* **Instructions to follow**
Starting at the first line of the listing below, retype each line up to and including the one that contains "(v1R) at (691.7,190)". Leave pictures out.

================

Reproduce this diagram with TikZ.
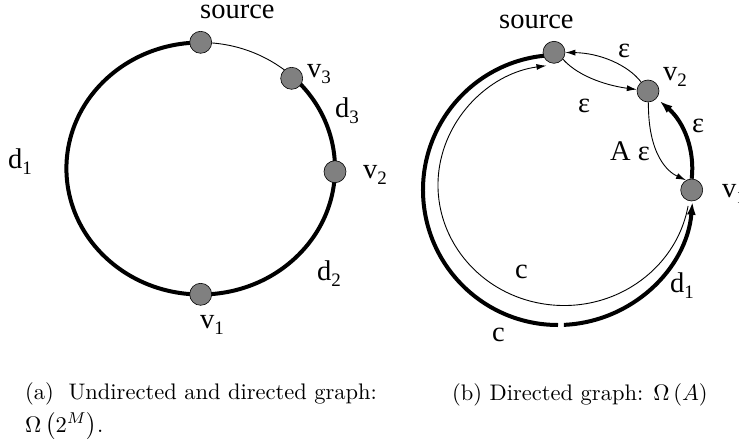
\documentclass[tikz,border=0pt]{standalone}
\usepackage{fontspec}
\usepackage{graphicx}
\newfontfamily\tms{Liberation Serif}
\usetikzlibrary{arrows.meta}
\newcommand\lbsub[2]{#1\raisebox{-6pt}{\fontsize{19}{19}\selectfont #2}}
\begin{document}
\begin{tikzpicture}[x=1pt,y=-1pt,
  vtx/.style={circle,draw=black,line width=0.6pt,fill=black!50,minimum size=22pt,inner sep=0pt},
  lbl/.style={anchor=base west,inner sep=0pt,font=\tms\fontsize{28.5}{30}\selectfont},
  captxt/.style={anchor=base west,inner sep=0pt},
  thickline/.style={line width=4pt},
  thinline/.style={line width=0.9pt},
  tarr/.style={-{Latex[length=10pt,width=6pt]}},
  Tarr/.style={-{Latex[length=13pt,width=9pt]}}]
\useasboundingbox (0,0) rectangle (739,447);

% ---------- left graph: ring ----------
\coordinate (cL) at (200.7,168.5);
\draw[thinline] (cL) ++(-90:134.3 and 126) arc[start angle=-90,end angle=-46.6,x radius=134.3,y radius=126];
\draw[thickline] (cL) ++(-46.6:134.3 and 126) arc[start angle=-46.6,end angle=270,x radius=134.3,y radius=126];

% ---------- right graph: arcs ----------
\coordinate (cR) at (558,190);
\draw[thickline] (cR) ++(-96:135) arc[start angle=-96,end angle=-270,radius=135];
\draw[thickline,Tarr] (cR) ++(87.5:135) arc[start angle=87.5,end angle=5,radius=135];
\coordinate (cI) at (564,185);
\draw[thinline,tarr] (cI) ++(10:126 and 120.5) arc[start angle=10,end angle=262,x radius=126,y radius=120.5];

% ---------- vertices ----------
\node[vtx] (srcL) at (200.7,42.3) {};
\node[vtx] (v3L) at (291.7,78.3) {};
\node[vtx] (v2L) at (335,171.7) {};
\node[vtx] (v1L) at (200.7,294.3) {};
\node[vtx] (srcR) at (554,52.3) {};
\node[vtx] (v2R) at (648,91) {};
\node[vtx] (v1R) at (691.7,190) {};

% ---------- right graph: epsilon edges ----------
\draw[thinline,tarr] (srcR.-38) .. controls (580,78) and (610,86) .. (v2R);
\draw[thinline,tarr] (v2R) .. controls (628,65) and (600,53) .. (srcR);
\draw[thinline,tarr] (v2R.-88) .. controls (648,155) and (668,172) .. (v1R.120);
\draw[thickline,Tarr,shorten >=4pt] (v1R.north) .. controls (695,150) and (684,122) .. (v2R);

% ---------- left labels ----------
\node[lbl] (lsrc) at (200,18) {source};
\node[lbl] (lv3) at (307,77) {\lbsub{v}{3}};
\node[lbl] (ld3) at (335,117) {\lbsub{d}{3}};
\node[lbl] (lv2) at (363,178) {\lbsub{v}{2}};
\node[lbl] (ld1) at (8,168) {\lbsub{d}{1}};
\node[lbl] (ld2) at (317,280) {\lbsub{d}{2}};
\node[lbl] (lv1) at (200,328) {\lbsub{v}{1}};

% ---------- right labels ----------
\node[lbl] (rsrc) at (499,28) {source};
\node[lbl] (rv2) at (663,80) {\lbsub{v}{2}};
\node[lbl] (rv1) at (722,197) {\lbsub{v}{1}};
\node[lbl] (e1) at (618,57) {ε};
\node[lbl] (e2) at (578,112) {ε};
\node[lbl] (e3) at (692,132) {ε};
\node[lbl] (e4) at (610,160) {A ε};
\node[lbl] (c1) at (515,278) {c};
\node[lbl] (rd1) at (670,292) {\lbsub{d}{1}};
\node[lbl] (c2) at (492,341) {c};

% ---------- captions ----------
\node[captxt] (capa) at (25,399) {\scalebox{2.25}{(a)\hspace{6.5pt}Undirected and directed graph:}};
\node[captxt] (capa2) at (25,432) {\scalebox{2.25}{$\Omega\left(2^M\right)$.}};
\node[captxt] (capb) at (452,400) {\scalebox{2.25}{(b) Directed graph: $\Omega\left(A\right)$}};
\end{tikzpicture}
\end{document}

================

* **Result of this task**
Reproduce this diagram with TikZ.
\documentclass[tikz,border=0pt]{standalone}
\usepackage{fontspec}
\usepackage{graphicx}
\newfontfamily\tms{Liberation Serif}
\usetikzlibrary{arrows.meta}
\newcommand\lbsub[2]{#1\raisebox{-6pt}{\fontsize{19}{19}\selectfont #2}}
\begin{document}
\begin{tikzpicture}[x=1pt,y=-1pt,
  vtx/.style={circle,draw=black,line width=0.6pt,fill=black!50,minimum size=22pt,inner sep=0pt},
  lbl/.style={anchor=base west,inner sep=0pt,font=\tms\fontsize{28.5}{30}\selectfont},
  captxt/.style={anchor=base west,inner sep=0pt},
  thickline/.style={line width=4pt},
  thinline/.style={line width=0.9pt},
  tarr/.style={-{Latex[length=10pt,width=6pt]}},
  Tarr/.style={-{Latex[length=13pt,width=9pt]}}]
\useasboundingbox (0,0) rectangle (739,447);

% ---------- left graph: ring ----------
\coordinate (cL) at (200.7,168.5);
\draw[thinline] (cL) ++(-90:134.3 and 126) arc[start angle=-90,end angle=-46.6,x radius=134.3,y radius=126];
\draw[thickline] (cL) ++(-46.6:134.3 and 126) arc[start angle=-46.6,end angle=270,x radius=134.3,y radius=126];

% ---------- right graph: arcs ----------
\coordinate (cR) at (558,190);
\draw[thickline] (cR) ++(-96:135) arc[start angle=-96,end angle=-270,radius=135];
\draw[thickline,Tarr] (cR) ++(87.5:135) arc[start angle=87.5,end angle=5,radius=135];
\coordinate (cI) at (564,185);
\draw[thinline,tarr] (cI) ++(10:126 and 120.5) arc[start angle=10,end angle=262,x radius=126,y radius=120.5];

% ---------- vertices ----------
\node[vtx] (srcL) at (200.7,42.3) {};
\node[vtx] (v3L) at (291.7,78.3) {};
\node[vtx] (v2L) at (335,171.7) {};
\node[vtx] (v1L) at (200.7,294.3) {};
\node[vtx] (srcR) at (554,52.3) {};
\node[vtx] (v2R) at (648,91) {};
\node[vtx] (v1R) at (691.7,190) {};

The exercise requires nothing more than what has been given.